Work instructions – Locate the word "Output" in the data below, then copy every line that holds it.

Material –

────────────────────

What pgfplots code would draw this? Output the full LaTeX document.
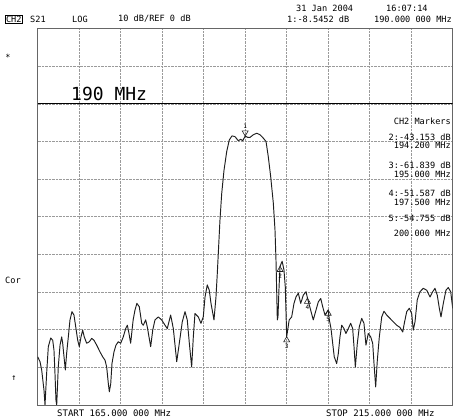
\documentclass[border=0pt]{standalone}
\usepackage{pgfplots}
\pgfplotsset{compat=1.18}
\usepackage{fontspec}
\setmainfont{DejaVu Sans Mono}
\newcommand{\fs}{\fontsize{8.6}{9}\selectfont}
\newcommand{\ff}{\fontsize{9}{9}\selectfont}
\newcommand{\fm}{\fontsize{6}{6}\selectfont}
\definecolor{trace}{HTML}{1E1E1E}
\definecolor{gridc}{HTML}{9A9A9A}
\begin{document}
\begin{tikzpicture}[x=1pt,y=1pt]
\useasboundingbox (0,0) rectangle (456,418);
\begin{axis}[at={(37.7pt,13pt)}, anchor=south west, scale only axis,
  width=415pt, height=376.4pt,
  xmin=165, xmax=215, ymin=-80, ymax=20,
  xtick={165,170,...,215}, ytick={-80,-70,...,20},
  xticklabels={}, yticklabels={}, major tick length=0pt,
  grid=major, major grid style={gridc, densely dotted, line width=0.7pt},
  axis line style={gray!80!black, line width=0.7pt},
]
\addplot[black, line width=1.1pt] coordinates {(165,0) (215,0)};
\addplot[trace, line width=0.95pt, line join=round] coordinates {
(165.0,-67.2) (165.28,-68.5) (165.48,-70.7) (165.76,-76.1) (165.88,-80) (166.08,-71.5) (166.28,-64.5) (166.57,-62.2) (166.81,-62.8) (166.96,-65.4) (167.08,-71.5) (167.2,-78.7) (167.29,-80) (167.48,-69.9) (167.69,-64.1) (167.89,-61.9) (168.01,-63.6) (168.17,-67.2) (168.33,-70.7) (168.49,-66.2) (168.69,-61.9) (168.89,-57.4) (169.13,-55.2) (169.37,-56.1) (169.58,-59.2) (169.82,-62.8) (170.01,-64.5) (170.22,-61.9) (170.42,-60.1) (170.61,-61.9) (170.9,-63.6) (171.22,-63.2) (171.51,-62.3) (171.78,-62.8) (172.11,-64.1) (172.51,-65.9) (172.83,-67.2) (173.11,-68.1) (173.31,-69.9) (173.51,-74.3) (173.63,-76.5) (173.8,-74.3) (173.95,-69.0) (174.19,-65.9) (174.43,-64.1) (174.71,-63.2) (175.0,-63.6) (175.31,-61.9) (175.6,-59.7) (175.8,-58.8) (176.0,-61.0) (176.2,-63.6) (176.5,-57.4) (176.72,-54.8) (176.95,-53.0) (177.24,-53.9) (177.53,-58.3) (177.72,-58.8) (178.01,-57.4) (178.2,-59.2) (178.61,-64.5) (178.86,-60.1) (179.13,-57.4) (179.53,-56.6) (179.94,-57.4) (180.34,-58.8) (180.61,-59.7) (181.02,-56.1) (181.34,-59.7) (181.75,-68.5) (182.06,-63.6) (182.42,-57.9) (182.75,-55.2) (183.02,-57.4) (183.27,-63.6) (183.55,-69.9) (183.75,-61.9) (183.95,-55.7) (184.35,-56.6) (184.67,-58.3) (184.95,-56.6) (185.16,-51.3) (185.43,-48.1) (185.67,-49.5) (185.88,-53.0) (186.24,-57.4) (186.48,-51.3) (186.64,-45.0) (186.76,-39.7) (186.96,-30.9) (187.17,-23.8) (187.45,-17.6) (187.77,-12.7) (188.08,-9.6) (188.41,-8.5) (188.77,-8.7) (189.17,-9.8) (189.46,-9.4) (189.7,-9.8) (190.0,-8.55) (190.3,-8.9) (190.58,-8.9) (190.98,-8.2) (191.39,-7.8) (191.78,-8.2) (192.18,-9.1) (192.51,-10.0) (192.78,-14.0) (193.07,-19.3) (193.39,-26.4) (193.59,-33.5) (193.71,-41.5) (193.8,-50.3) (193.87,-57.4) (193.95,-56.6) (194.08,-48.6) (194.2,-43.15) (194.45,-41.8) (194.67,-44.1) (194.83,-48.6) (195.0,-61.84) (195.3,-57.4) (195.6,-56.6) (195.88,-53.0) (196.12,-51.3) (196.4,-50.3) (196.69,-53.0) (197.0,-50.8) (197.33,-49.9) (197.5,-51.59) (197.89,-54.8) (198.2,-57.4) (198.53,-54.8) (198.81,-52.6) (199.1,-51.7) (199.34,-53.9) (199.61,-56.1) (200.0,-54.76) (200.14,-57.4) (200.34,-59.7) (200.54,-63.6) (200.73,-67.2) (201.02,-69.0) (201.22,-66.3) (201.42,-61.9) (201.63,-58.8) (201.9,-59.7) (202.14,-61.0) (202.42,-59.7) (202.71,-58.3) (202.95,-59.7) (203.11,-64.5) (203.27,-69.9) (203.51,-63.6) (203.75,-59.2) (204.04,-57.0) (204.31,-58.3) (204.55,-64.1) (204.83,-61.0) (205.12,-61.9) (205.36,-63.6) (205.52,-69.0) (205.72,-75.2) (205.92,-68.1) (206.16,-61.9) (206.45,-56.6) (206.72,-55.1) (207.05,-56.1) (207.45,-57.0) (207.84,-57.9) (208.25,-58.8) (208.65,-59.4) (208.98,-60.6) (209.17,-58.3) (209.46,-55.2) (209.77,-54.3) (210.06,-55.7) (210.25,-60.1) (210.46,-57.9) (210.73,-52.1) (211.06,-49.9) (211.46,-49.0) (211.87,-49.5) (212.27,-51.3) (212.59,-49.9) (212.87,-49.0) (213.14,-50.8) (213.39,-54.3) (213.59,-56.6) (213.87,-53.0) (214.19,-49.5) (214.47,-48.8) (214.76,-49.9) (215.0,-54.3)
};
% active marker 1 (downward triangle above trace)
\addplot[only marks, trace, mark=triangle, mark size=3.5pt, mark options={yshift=3.5pt, rotate=180, fill=white, line width=0.6pt}] coordinates {(190.0,-8.55)};
\addplot[only marks, trace, mark=text, text mark={\fm 1}, mark options={yshift=10pt}] coordinates {(190.0,-8.55)};
% inactive markers 2-5 (upward triangles below trace)
\addplot[only marks, trace, mark=triangle, mark size=3.5pt, mark options={yshift=-3.5pt, fill=white, line width=0.6pt}] coordinates {(194.2,-43.15) (195.0,-61.84) (197.5,-51.59) (200.0,-54.76)};
\addplot[only marks, trace, mark=text, text mark={\fm 2}, mark options={yshift=-9.5pt}] coordinates {(194.2,-43.15)};
\addplot[only marks, trace, mark=text, text mark={\fm 3}, mark options={yshift=-9.5pt}] coordinates {(195.0,-61.84)};
\addplot[only marks, trace, mark=text, text mark={\fm 4}, mark options={yshift=-9.5pt}] coordinates {(197.5,-51.59)};
\addplot[only marks, trace, mark=text, text mark={\fm 5}, mark options={yshift=-9.5pt}] coordinates {(200.0,-54.76)};
\end{axis}
% header
\node[anchor=west, font=\fs, inner sep=0pt] at (296,410) {31 Jan 2004};
\node[anchor=west, font=\fs, inner sep=0pt] at (386,410) {16:07:14};
\node[anchor=west, font=\fs, draw, line width=0.5pt, inner sep=0.8pt] at (5,399) {CH2};
\node[anchor=west, font=\fs, inner sep=0pt] at (30,399) {S21};
\node[anchor=west, font=\fs, inner sep=0pt] at (72,399) {LOG};
\node[anchor=west, font=\fs, inner sep=0pt] at (118,399) {10 dB/REF 0 dB};
\node[anchor=west, font=\fs, inner sep=0pt] at (287,399) {1:-8.5452 dB};
\node[anchor=east, font=\fs, inner sep=0pt] at (452,399) {190.000 000 MHz};
% left annotations
\node[anchor=center, font=\fs, inner sep=0pt] at (8,361) {*};
\node[anchor=west, font=\fs, inner sep=0pt] at (5,138) {Cor};
\node[anchor=center, font=\fs, inner sep=0pt] at (14,40) {↑};
% reference label
\node[anchor=west, font=\fontsize{18}{18}\selectfont, inner sep=0pt] at (71,324) {190 MHz};
% marker table
\node[anchor=east, font=\fs, inner sep=0pt] at (451,297) {CH2 Markers};
\node[anchor=east, font=\fs, inner sep=0pt] at (451,281) {2:-43.153 dB};
\node[anchor=east, font=\fs, inner sep=0pt] at (451,272.5) {194.200 MHz};
\node[anchor=east, font=\fs, inner sep=0pt] at (451,252.5) {3:-61.839 dB};
\node[anchor=east, font=\fs, inner sep=0pt] at (451,244) {195.000 MHz};
\node[anchor=east, font=\fs, inner sep=0pt] at (451,224.5) {4:-51.587 dB};
\node[anchor=east, font=\fs, inner sep=0pt] at (451,216) {197.500 MHz};
\node[anchor=east, font=\fs, inner sep=0pt] at (451,200) {5:-54.755 dB};
\node[anchor=east, font=\fs, inner sep=0pt] at (451,185) {200.000 MHz};
% footer
\node[anchor=west, font=\ff, inner sep=0pt] at (57,5) {START 165.000 000 MHz};
\node[anchor=west, font=\ff, inner sep=0pt] at (326,5) {STOP 215.000 000 MHz};
\end{tikzpicture}
\end{document}
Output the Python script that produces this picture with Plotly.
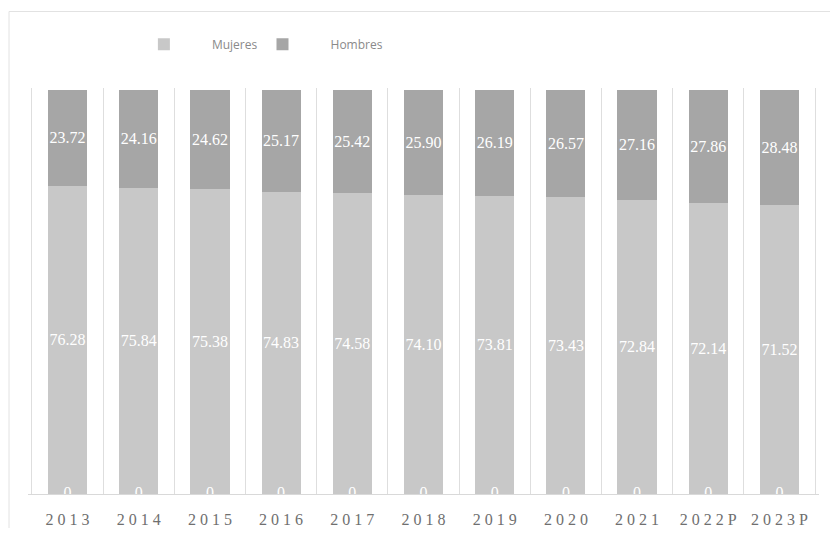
import plotly.graph_objects as go

# Datos (porcentajes)
anios = ["2013", "2014", "2015", "2016", "2017", "2018", "2019", "2020", "2021", "2022P", "2023P"]
mujeres = [76.28, 75.84, 75.38, 74.83, 74.58, 74.10, 73.81, 73.43, 72.84, 72.14, 71.52]
hombres = [23.72, 24.16, 24.62, 25.17, 25.42, 25.90, 26.19, 26.57, 27.16, 27.86, 28.48]
cero = [0] * len(anios)

# Etiquetas del eje con espaciado entre caracteres
etiquetas = [" ".join(a) for a in anios]

label_font = dict(family="Liberation Serif", size=16, color="white")
pad = "\u00a0" * 9

fig = go.Figure()

fig.add_trace(
    go.Bar(
        x=anios,
        y=mujeres,
        name=pad + "Mujeres",
        marker=dict(color="#c8c8c8", line=dict(width=0)),
        text=[f"{v:.2f}" for v in mujeres],
        textposition="inside",
        insidetextanchor="middle",
        textangle=0,
        constraintext="none",
        textfont=label_font,
    )
)
fig.add_trace(
    go.Bar(
        x=anios,
        y=hombres,
        name=pad + "Hombres",
        marker=dict(color="#a6a6a6", line=dict(width=0)),
        text=[f"{v:.2f}" for v in hombres],
        textposition="inside",
        insidetextanchor="middle",
        textangle=0,
        constraintext="none",
        textfont=label_font,
    )
)

# Serie en cero (etiquetas "0" sobre el eje)
fig.add_trace(
    go.Scatter(
        x=anios,
        y=cero,
        mode="text",
        text=[str(v) for v in cero],
        textposition="middle center",
        textfont=label_font,
        cliponaxis=True,
        showlegend=False,
        hoverinfo="skip",
    )
)

# La página añade 8px de margen, por eso la figura es algo menor
fig.update_layout(
    template="none",
    barmode="stack",
    bargap=0.45,
    width=822,
    height=520,
    margin=dict(l=20, r=11, t=80, b=34, autoexpand=False),
    paper_bgcolor="white",
    plot_bgcolor="white",
    font=dict(family="Liberation Serif"),
    legend=dict(
        orientation="h",
        traceorder="normal",
        x=0.1465,
        xanchor="left",
        y=1.108,
        yanchor="middle",
        font=dict(family="Open Sans, sans-serif", size=12, color="#8a8a8a"),
        itemwidth=30,
        bgcolor="rgba(0,0,0,0)",
    ),
    shapes=[
        dict(
            type="rect",
            xref="paper",
            yref="paper",
            x0=-0.024,
            x1=1.05,
            y0=-0.2,
            y1=1.1885,
            line=dict(color="#e2e2e2", width=1),
            layer="below",
        )
    ],
    showlegend=True,
)

fig.update_xaxes(
    type="category",
    tickvals=anios,
    ticktext=etiquetas,
    tickson="boundaries",
    showgrid=True,
    gridcolor="#dedede",
    gridwidth=1,
    showline=True,
    linecolor="#d9d9d9",
    linewidth=1,
    ticks="",
    ticklabelstandoff=11,
    automargin=False,
    tickfont=dict(family="Liberation Serif", size=16, color="#6f6f6f"),
)

fig.update_yaxes(
    range=[0, 100.5],
    showticklabels=False,
    showgrid=False,
    zeroline=False,
    showline=False,
    automargin=False,
)

fig.write_html("out.html")
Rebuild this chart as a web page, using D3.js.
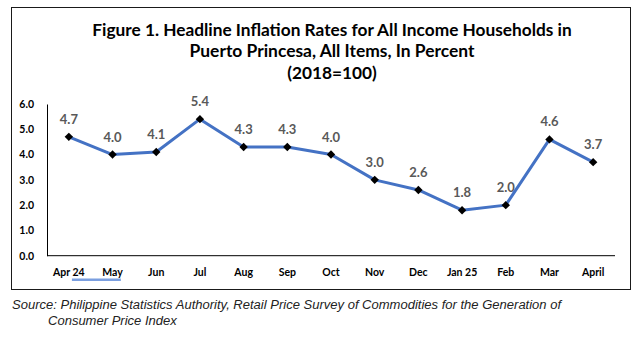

────────────────────

Reply to the task –
What pgfplots code would draw this? Output the full LaTeX document.
Output the Python script that produces this picture with Plotly.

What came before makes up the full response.